Today the 35-million-tonne “Monte Kaolino” even hosts the Sandboarding World Championships. And, unlike other ski resorts, it’s open in summer.

Tommy

https://commons.wikimedia.org/wiki/File:Pet-Squirrel-Grid-LIFE-1944.jpg

During World War II one of the most surprising advocates of war bonds was Tommy Tucker, an Eastern gray squirrel who toured the nation in a humiliating wardrobe of 30 dainty costumes. (“THOUGH TOMMY IS A MALE SQUIRREL HE HAS TO WEAR FEMININE CLOTHES BECAUSE TAIL INTERFERES WITH HIS WEARING PANTS,” Life reported defensively.)

Tommy had been adopted in 1942 by the Bullis family of Washington D.C., who took him on the road in their Packard automobile, where he performed for schoolchildren, visited hospitals, and gave uninspiring radio interviews. Between appearances Zaidee Bullis would bathe him and place him in a specially made bed. At the height of his fame his fan club numbered 30,000 members.

Tommy retired after the war but gamely endured further travels with the family. When he died in 1949 he was stuffed and mounted “with his arms out so you could pull the clothes over him,” and his nightmarish fate pursued him even into the grave. He stands today in a display case in a Maryland law office — in a pink satin dress and pearls.

Green Indeed

https://commons.wikimedia.org/wiki/File:Million_Bottle_Temple_(7447377506).jpg
Image: Wikimedia Commons

Thailand’s Wat Pa Maha Chedi Kaew has a unique distinction among Buddhist temples: It’s made of beer bottles. When the building was begun in the 1980s, the monks were seeking ways to encourage waste disposal and promote environmentalism. They had been collecting beer bottles since 1984 and decided to use them as a building material.

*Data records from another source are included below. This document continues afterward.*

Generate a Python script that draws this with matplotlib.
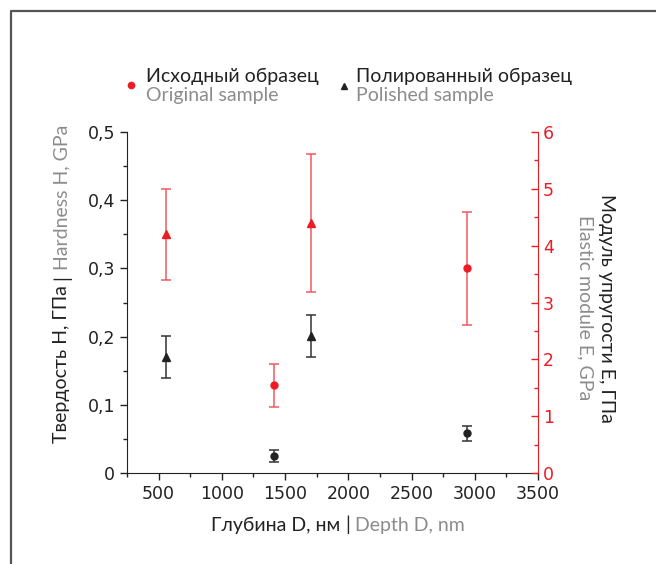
import numpy as np
import matplotlib
matplotlib.use("Agg")
import matplotlib.pyplot as plt
from matplotlib.lines import Line2D
from matplotlib.ticker import FuncFormatter, MultipleLocator

# depth in nm
depth_orig = [1410, 2936]
depth_pol = [560, 1704]

# hardness H, GPa (left axis, black)
hard_orig = [0.025, 0.058]
hard_orig_err = [0.0085, 0.011]
hard_pol = [0.17, 0.201]
hard_pol_err = [0.031, 0.031]

# elastic modulus E, GPa (right axis, red)
mod_orig = [1.54, 3.6]
mod_orig_err = [0.38, 1.0]
mod_pol = [4.2, 4.4]
mod_pol_err = [0.8, 1.21]

RED = "#ec1c24"
GRAY = "#8c8c8c"
DARK = "#222222"
W, H = 656, 564
LBL_FONT = "Lato"
LBL_SIZE = 14

fig = plt.figure(figsize=(W / 100, H / 100), dpi=100)
ax = fig.add_axes([127 / W, 1 - 473 / H, (538 - 127) / W, (473 - 132) / H])
ax2 = ax.twinx()

ax.errorbar(depth_orig, hard_orig, yerr=hard_orig_err, fmt="o", color=DARK, ms=5,
            ecolor="#333333", elinewidth=1.1, capsize=3.5, capthick=1.1)
ax.errorbar(depth_pol, hard_pol, yerr=hard_pol_err, fmt="^", color=DARK, ms=6,
            ecolor="#333333", elinewidth=1.1, capsize=3.5, capthick=1.1)
ax2.errorbar(depth_orig, mod_orig, yerr=mod_orig_err, fmt="o", color=RED, ms=5,
             ecolor="#ef5a5f", elinewidth=1.1, capsize=3.5, capthick=1.1)
ax2.errorbar(depth_pol, mod_pol, yerr=mod_pol_err, fmt="^", color=RED, ms=6,
             ecolor="#ef5a5f", elinewidth=1.1, capsize=3.5, capthick=1.1)

ax.set_xlim(250, 3500)
ax.set_ylim(0, 0.5)
ax2.set_ylim(0, 6)

ax.xaxis.set_major_locator(MultipleLocator(500))
ax.xaxis.set_minor_locator(MultipleLocator(250))
ax.yaxis.set_major_locator(MultipleLocator(0.1))
ax.yaxis.set_minor_locator(MultipleLocator(0.05))
ax2.yaxis.set_major_locator(MultipleLocator(1))
ax2.yaxis.set_minor_locator(MultipleLocator(0.5))

comma = FuncFormatter(lambda v, p: "0" if abs(v) < 1e-9 else f"{v:g}".replace(".", ","))
ax.yaxis.set_major_formatter(comma)
ax.xaxis.set_major_formatter(FuncFormatter(lambda v, p: f"{v:.0f}"))

for a in (ax, ax2):
    a.spines["top"].set_visible(False)
    a.set_facecolor("none")
ax.spines["right"].set_visible(False)
ax2.spines["left"].set_visible(False)
ax2.spines["bottom"].set_visible(False)
ax.spines["left"].set_color(DARK)
ax.spines["bottom"].set_color(DARK)
ax2.spines["right"].set_color(RED)

ax.tick_params(axis="both", which="major", direction="out", length=5, width=1,
               color=DARK, labelcolor=DARK, labelsize=12.5)
ax.tick_params(axis="both", which="minor", direction="out", length=3, width=1, color=DARK)
ax2.tick_params(axis="y", which="major", direction="in", length=5, width=1,
                color=RED, labelcolor=RED, labelsize=12.5)
ax2.tick_params(axis="y", which="minor", direction="in", length=3, width=1, color=RED)

# frame lines (top and left only)
fig.add_artist(Line2D([11 / W, 11 / W, 1], [0, 1 - 11 / H, 1 - 11 / H],
                      transform=fig.transFigure, color="#555555", lw=1.6))


def px(x, y):
    return x / W, 1 - y / H


def chain(parts, x0, y0, rotation=0, size=LBL_SIZE, gap=5):
    # parts laid out one after another, starting at pixel (x0, y0)
    r = fig.canvas.get_renderer()
    pos = 0
    for s, c in parts:
        if rotation == 0:
            xy = px(x0 + pos, y0)
        else:
            xy = px(x0, y0 - pos)
        t = fig.text(*xy, s, color=c, fontsize=size, family=LBL_FONT,
                     rotation=rotation, rotation_mode="anchor", ha="left", va="center")
        bb = t.get_window_extent(r)
        pos += (bb.width if rotation == 0 else bb.height) + gap


chain([("Глубина D, нм", DARK), ("|", DARK), ("Depth D, nm", GRAY)], 211, 525)
chain([("Твердость H, ГПа", DARK), ("|", DARK), ("Hardness H, GPa", GRAY)], 62, 443, rotation=90)

fig.text(*px(607, 308), "Модуль упругости E, ГПа", color=DARK, fontsize=LBL_SIZE, family=LBL_FONT,
         rotation=-90, rotation_mode="anchor", ha="center", va="center")
fig.text(*px(585, 308), "Elastic module E, GPa", color=GRAY, fontsize=LBL_SIZE, family=LBL_FONT,
         rotation=-90, rotation_mode="anchor", ha="center", va="center")

# legend
fig.add_artist(Line2D([131 / W], [1 - 85 / H], marker="o", ms=4.5, color=RED, transform=fig.transFigure))
fig.add_artist(Line2D([344 / W], [1 - 86 / H], marker="^", ms=5, color=DARK, transform=fig.transFigure))
fig.text(*px(146, 76), "Исходный образец", color=DARK, fontsize=LBL_SIZE, family=LBL_FONT, va="center")
fig.text(*px(146, 96), "Original sample", color=GRAY, fontsize=LBL_SIZE, family=LBL_FONT, va="center")
fig.text(*px(356, 76), "Полированный образец", color=DARK, fontsize=LBL_SIZE, family=LBL_FONT, va="center")
fig.text(*px(356, 96), "Polished sample", color=GRAY, fontsize=LBL_SIZE, family=LBL_FONT, va="center")

fig.savefig("out.png", dpi=100)
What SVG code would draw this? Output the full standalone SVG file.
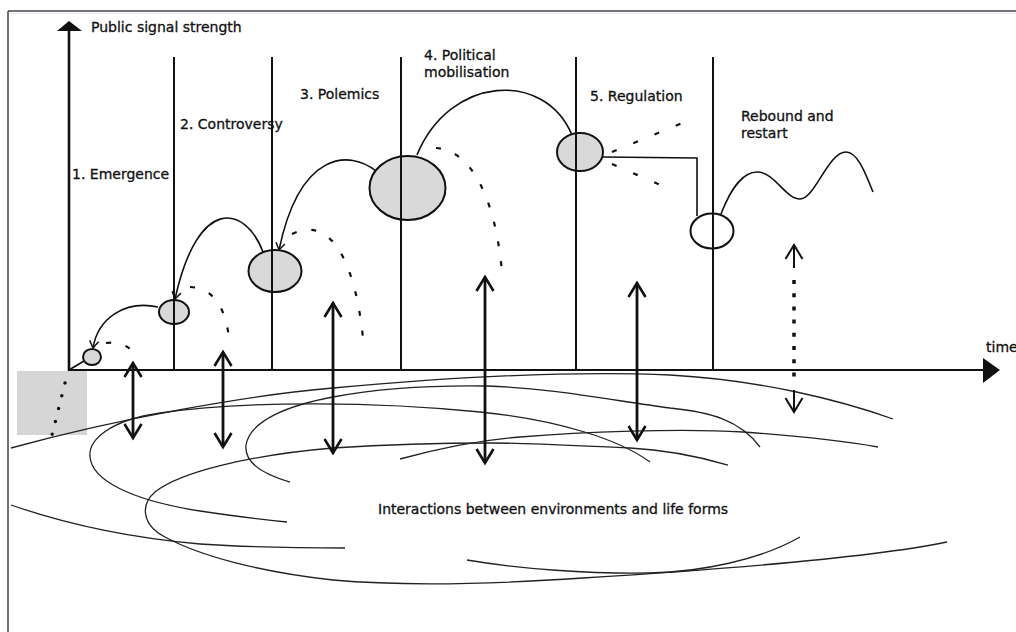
<svg xmlns="http://www.w3.org/2000/svg" width="1016" height="632" viewBox="0 0 1016 632">
<defs>
<style>
.t{font-family:"DejaVu Sans","Liberation Sans",sans-serif;font-size:14px;fill:#111;stroke:#111;stroke-width:0.3}
.sp{fill:none;stroke:#222;stroke-width:1.3}
.sep{stroke:#111;stroke-width:2}
.node{fill:#d9d9d9;stroke:#111;stroke-width:2}
.arc{fill:none;stroke:#111;stroke-width:1.6}
.dash{fill:none;stroke:#111;stroke-width:2.2;stroke-dasharray:5 15}
.dbl{fill:none;stroke:#111;stroke-width:2.8;marker-start:url(#big);marker-end:url(#big)}
</style>
<marker id="big" markerUnits="userSpaceOnUse" viewBox="-16 -11 18 22" refX="0" refY="0" markerWidth="18" markerHeight="22" orient="auto-start-reverse" overflow="visible">
<path d="M-14,-8.5 L0,0 L-14,8.5" fill="none" stroke="#111" stroke-width="2.6"/>
</marker>
<marker id="bigthin" markerUnits="userSpaceOnUse" viewBox="-16 -11 18 22" refX="0" refY="0" markerWidth="18" markerHeight="22" orient="auto-start-reverse" overflow="visible">
<path d="M-14,-8.5 L0,0 L-14,8.5" fill="none" stroke="#111" stroke-width="2"/>
</marker>
<marker id="sm" markerUnits="userSpaceOnUse" viewBox="-10 -7 12 14" refX="0" refY="0" markerWidth="12" markerHeight="14" orient="auto" overflow="visible">
<path d="M-7,-4.5 L0,0 L-7,4.5" fill="none" stroke="#111" stroke-width="1.5"/>
</marker>
</defs>
<rect width="1016" height="632" fill="#fff"/>
<g id="frame">
<line x1="8" y1="11" x2="1016" y2="11" stroke="#444" stroke-width="1.5"/>
<line x1="8" y1="11" x2="8" y2="632" stroke="#444" stroke-width="1.5"/>
<line x1="9" y1="13.5" x2="1016" y2="13.5" stroke="#e6edf5" stroke-width="1.5"/>
</g>
<g id="ground">
<rect x="17" y="371" width="70" height="64" fill="#d6d6d6"/>
<path class="sp" d="M11,448 C120,418 250,395 333,388 C420,380 560,370 670,375 C760,380 840,400 893,419"/>
<path class="sp" d="M650,462 C620,440 560,420 480,412 C380,402 250,400 160,413 C110,420 88,440 90,457 C92,480 130,500 200,511 C240,517 265,520 287,522"/>
<path class="sp" d="M760,447 C740,420 710,412 670,408 C610,400 550,388 487,386 C420,385 370,390 333,397 C290,405 250,420 246,445 C244,462 262,474 290,482"/>
<path class="sp" d="M728,465 C700,457 670,450 630,448 C580,446 530,443 490,443 C430,443 380,445 333,448 C250,455 180,472 155,492 C140,505 142,525 165,537 C200,556 260,572 333,580 C400,586 480,585 583,578 C680,572 860,560 947,542"/>
<path class="sp" d="M400,459 C440,448 480,440 520,437 C580,432 680,428 743,432 C800,436 850,442 878,447"/>
<path class="sp" d="M11,505 C60,522 120,537 200,544 C260,548 310,548 345,548"/>
<path class="sp" d="M467,560 C520,569 590,574 650,573 C700,572 760,560 800,537"/>
<path d="M65,383 L49,447" fill="none" stroke="#111" stroke-width="3.5" stroke-linecap="round" stroke-dasharray="0 13.2"/>
<text class="t" x="378" y="514">Interactions between environments and life forms</text>
</g>
<g id="n1"><ellipse class="node" cx="92" cy="357" rx="9" ry="8"/></g>
<g id="n2"><ellipse class="node" cx="174" cy="312" rx="15" ry="12"/></g>
<g id="n3"><ellipse class="node" cx="275" cy="271" rx="26.5" ry="21"/></g>
<g id="n4"><ellipse class="node" cx="407.5" cy="188" rx="38" ry="32"/></g>
<g id="n5"><ellipse class="node" cx="580" cy="152" rx="23" ry="19"/></g>
<g id="n6"><ellipse class="node" cx="712" cy="231" rx="21.5" ry="17.5" style="fill:#fff"/></g>
<g id="axes">
<line class="sep" x1="174" y1="57" x2="174" y2="370"/>
<line class="sep" x1="272" y1="57" x2="272" y2="370"/>
<line class="sep" x1="401" y1="57" x2="401" y2="370"/>
<line class="sep" x1="576" y1="57" x2="576" y2="370"/>
<line class="sep" x1="713" y1="57" x2="713" y2="370"/>
<line x1="69" y1="30" x2="69" y2="371" stroke="#111" stroke-width="2.6"/>
<polygon points="57,31 69,21 82,31" fill="#111"/>
<line x1="69" y1="370" x2="985" y2="370" stroke="#111" stroke-width="1.8"/>
<polygon points="983,358 1000,370 983,383" fill="#111"/>
</g>
<g id="connectors">
<path class="arc" d="M69,370 L84,361"/>
<path class="arc" d="M158,307 C125,300 98,318 93,348" marker-end="url(#sm)"/>
<path class="arc" d="M263,252 C245,205 198,195 175,299" marker-end="url(#sm)"/>
<path class="arc" d="M376,171 C350,150 300,150 279,250" marker-end="url(#sm)"/>
<path class="arc" d="M417,155 C450,75 545,70 572,135"/>
<path class="arc" d="M603,157 L697,158 L697,216"/>
<path class="arc" d="M721,214 C732,185 745,172 757,172 C775,172 785,199 800,199 C815,199 828,152 846,152 C858,152 866,175 873,192"/>
<path class="dash" d="M106,343 Q128,340 139,360"/>
<path class="dash" d="M190,287 C212,288 225,305 229,338"/>
<path class="dash" d="M292,234 C330,215 355,260 363,338"/>
<path class="dash" d="M436,148 C470,150 495,195 502,272"/>
<path class="dash" d="M612,152 L692,119" style="stroke-dasharray:5 18"/>
<path class="dash" d="M612,164 L672,190" style="stroke-dasharray:5 18"/>
<line class="dbl" x1="133" y1="363" x2="133" y2="438"/>
<line class="dbl" x1="223" y1="352" x2="223" y2="447"/>
<line class="dbl" x1="333" y1="303" x2="333" y2="453"/>
<line class="dbl" x1="485" y1="277" x2="485" y2="463"/>
<line class="dbl" x1="637" y1="283" x2="637" y2="440"/>
<line x1="794" y1="245" x2="794" y2="268" fill="none" stroke="#111" stroke-width="2" marker-start="url(#bigthin)"/>
<line x1="794" y1="390" x2="794" y2="412" fill="none" stroke="#111" stroke-width="2" marker-end="url(#bigthin)"/>
<line x1="794" y1="280" x2="794" y2="380" stroke="#111" stroke-width="3.5" stroke-dasharray="4 9.2"/>
</g>
<g id="labels">
<text class="t" x="91" y="32">Public signal strength</text>
<text class="t" x="72" y="179">1. Emergence</text>
<text class="t" x="180" y="129">2. Controversy</text>
<text class="t" x="300" y="99">3. Polemics</text>
<text class="t" x="424" y="60">4. Political</text>
<text class="t" x="424" y="77">mobilisation</text>
<text class="t" x="590" y="101">5. Regulation</text>
<text class="t" x="741" y="121">Rebound and</text>
<text class="t" x="741" y="138">restart</text>
<text class="t" x="986" y="352">time</text>
</g>
</svg>
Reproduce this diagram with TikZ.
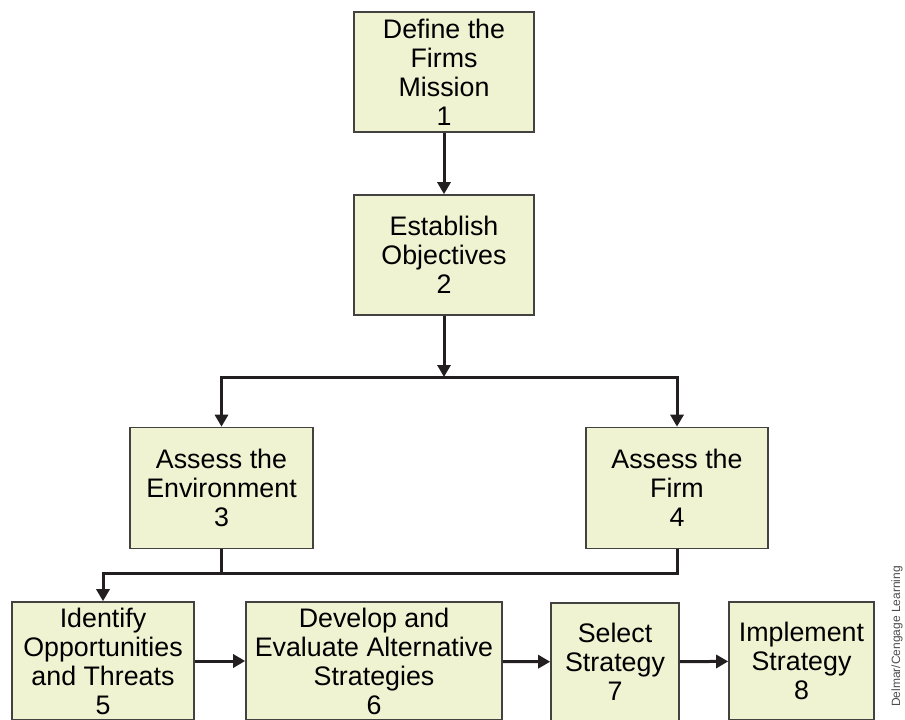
\documentclass[tikz,border=0pt]{standalone}
\usepackage{fontspec}
\setmainfont{Liberation Sans}
\usetikzlibrary{arrows.meta,positioning,calc}
\definecolor{ink}{HTML}{231F20}
\definecolor{wash}{HTML}{F0F3D2}
\tikzset{box/.style={draw=ink!85,line width=1.6pt,fill=wash,align=center,inner sep=0pt,font=\fontsize{26.8}{29}\selectfont},
  arr/.style={-{Triangle[length=12pt,width=13pt]},line width=3pt,draw=ink},
  link/.style={line width=3pt,draw=ink}}

\begin{document}
\begin{tikzpicture}[x=1pt,y=-1pt]
\useasboundingbox (0,0) rectangle (905,720);
\node[box,minimum width=180pt,minimum height=120pt] (m) at (444,72) {Define the\\Firms\\Mission\\1};
\node[box,minimum width=180pt,minimum height=120pt] (o) at (444,255) {Establish\\Objectives\\2};
\node[box,minimum width=183pt,minimum height=121pt] (env) at (221.5,488) {Assess the\\Environment\\3};
\node[box,minimum width=182pt,minimum height=121pt] (firm) at (677,488) {Assess the\\Firm\\4};
\node[box,minimum width=182pt,minimum height=118pt] (opp) at (103,661) {Identify\\Opportunities\\and Threats\\5};
\node[box,minimum width=256pt,minimum height=118pt] (dev) at (374,661) {Develop and\\Evaluate Alternative\\Strategies\\6};
\node[box,minimum width=128pt,minimum height=118pt] (sel) at (615,662) {Select\\Strategy\\7};
\node[box,minimum width=145pt,minimum height=118pt] (imp) at (801.5,661) {Implement\\Strategy\\8};
\node[rotate=90,anchor=east,text=black!70,font=\fontsize{12}{13}\selectfont,inner sep=0pt] (src) at (897,566) {Delmar/Cengage Learning};
\coordinate (j) at (444,377);
\coordinate (k) at (103,573);
\draw[arr](m)--(o);
\draw[arr](o)--(j);
\draw[arr](j)-|(env.north);
\draw[arr](j)-|(firm.north);
\draw[link](env.south)--(env.south|-k);
\draw[arr](firm.south)|-(k)--(opp.north);
\foreach \x/\y in {opp/dev,dev/sel,sel/imp}{\draw[arr](\x)--(\y);}
\end{tikzpicture}
\end{document}
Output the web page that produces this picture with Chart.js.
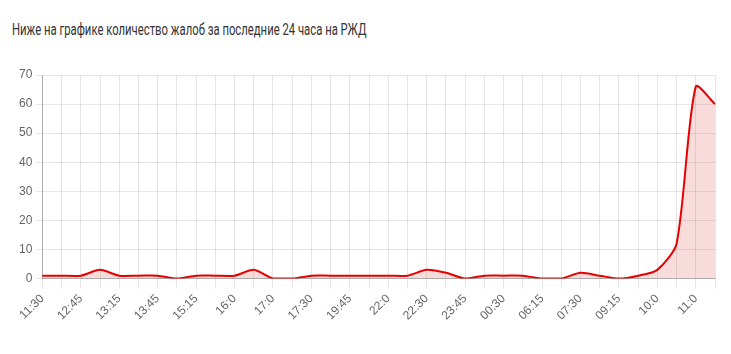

The main temple, completed in 1986, comprises about 1.5 million bottles. The monks say they provide good lighting, are easy to clean, and retain their color — the green bottles are Heineken and the brown ones are the Thai beer Chang. They even use the bottle caps to make mosaics of the Buddha.

The monks have gone on to build a complex of 20 buildings, everything from a water tower to a crematorium, from the same material. Abbot San Kataboonyo told the Telegraph: “The more bottles we get, the more buildings we make.”